The Big question is What is Business Ethics?
Business ethics is the general means to do what is right in the business arena during a crisis. It affects the effective productivity of the organization and the workers in the organization. It also affects the relationship between the managers, employees and the stakeholders. Most of the times during seasons of fundamental change in an organization, the organization is faced with dilemmas to do what is right or what is wrong. In this regard, business ethics comes in handy to help the organization to deal with the challenges it is facing in the right manner and ways. Business ethics is and should be a behavioral or management discipline (Barnes, 2009). This simply means that it is used to guide and instill discipline on the organization managers. There are many benefits of introducing and using business ethics in an organization (Mullins, 2007). The benefits include:
- Business ethics has helped to improve the society in many ways. Some of the ways that business ethics have been enforced is through control and fixing of prices. This not only helps the poor, but also enables people from all economic backgrounds to afford the commodities in question.
- The business ethics have also helped to maintain morality in the society and business world, even in challenging times.
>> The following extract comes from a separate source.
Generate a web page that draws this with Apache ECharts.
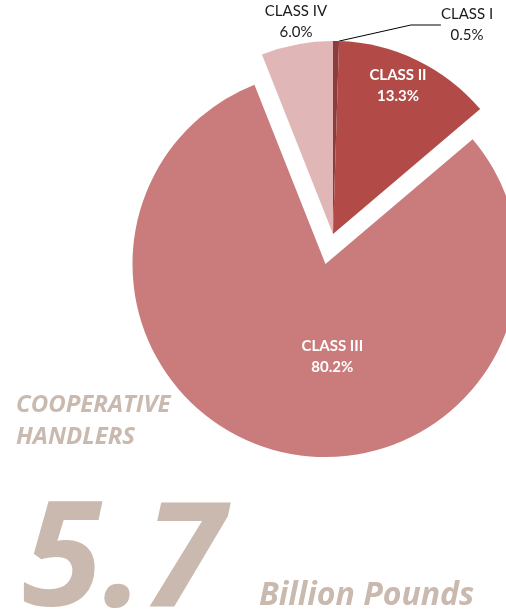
<!DOCTYPE html>
<html>
<head>
<meta charset="utf-8">
<script src="https://cdn.jsdelivr.net/npm/echarts@6/dist/echarts.min.js"></script>
<style>
  html, body { margin: 0; padding: 0; background: #fff; }
  #main { width: 506px; height: 611px; }
</style>
</head>
<body>
<div id="main"></div>
<script>
  var categories = ['CLASS I', 'CLASS II', 'CLASS III', 'CLASS IV'];
  var shares = [0.5, 13.3, 80.2, 6.0];
  var colors = ['#8e3b3b', '#b24a47', '#c97c7b', '#e0b7b6'];

  // where each label sits (dataIndex order); the exploded slice uses an offset instead
  var labelPos = [
    { x: 467, y: 25, color: '#1a1a1a', bold: false, line: [[338, 42], [433, 18], [440, 18]] },
    { x: 398, y: 86, color: '#ffffff', bold: true },
    { offset: [31, -4], color: '#ffffff', bold: true },
    { x: 296, y: 22, color: '#1a1a1a', bold: false }
  ];

  var labelFont = 'Lato, "Open Sans", sans-serif';
  var bigFont = '"Open Sans", "Noto Sans", sans-serif';
  var beige = '#c9b9ae';

  var pieData = categories.map(function (name, i) {
    var lab = {
      show: true,
      color: labelPos[i].color,
      fontWeight: labelPos[i].bold ? 'bold' : 'normal'
    };
    if (labelPos[i].offset) lab.offset = labelPos[i].offset;
    return {
      name: name,
      value: shares[i],
      selected: name === 'CLASS III',
      itemStyle: { color: colors[i] },
      label: lab,
      select: { label: lab, itemStyle: { color: colors[i] } },
      labelLine: { show: name === 'CLASS I' }
    };
  });

  var myChart = echarts.init(document.getElementById('main'));
  myChart.setOption({
    animation: false,
    backgroundColor: '#ffffff',
    graphic: [
      {
        type: 'text', left: 16, top: 389,
        style: { text: 'COOPERATIVE\nHANDLERS', fill: beige, font: 'italic bold 24px ' + bigFont, lineHeight: 32 }
      },
      {
        type: 'text', left: 22, top: 491,
        style: { text: '5.7', fill: beige, font: 'italic bold 146px ' + bigFont }
      },
      {
        type: 'text', left: 259, top: 580,
        style: { text: 'Billion Pounds', fill: beige, font: 'italic bold 32px ' + bigFont }
      }
    ],
    series: [{
      type: 'pie',
      center: [333, 234],
      radius: 193,
      startAngle: 90,
      clockwise: true,
      selectedMode: 'single',
      selectedOffset: 31,
      avoidLabelOverlap: false,
      emphasis: { disabled: true },
      label: {
        show: true,
        position: 'inside',
        fontFamily: labelFont,
        fontSize: 15,
        lineHeight: 21,
        formatter: function (p) { return p.name + '\n' + p.value.toFixed(1) + '%'; }
      },
      labelLine: { lineStyle: { color: '#000', width: 1 }, smooth: false },
      labelLayout: function (p) {
        var lp = labelPos[p.dataIndex];
        if (lp.x === undefined) return {};
        var out = { x: lp.x, y: lp.y, align: 'center', verticalAlign: 'middle' };
        if (lp.line) out.labelLinePoints = lp.line;
        return out;
      },
      data: pieData
    }]
  });
</script>
</body>
</html>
- Ethnic programs help to establish organizational roles which, in turn, help to manage ethics.
- Ethic programs also help to establish values and behavior of operating businesses and individuals.
- Ethic program helps to realign and establish organization behavior and the society as well.
- Organization development helps to increase awareness and sensitize issues.
This paper has explained and discussed the application of analytical skills from a range of topics. It has touched on issues as experienced in a course study. The reflection is based on the work place practices and work place learning. It also shows the evidence of application of critical reflection to professional activities in relation to the management and organization modules course study.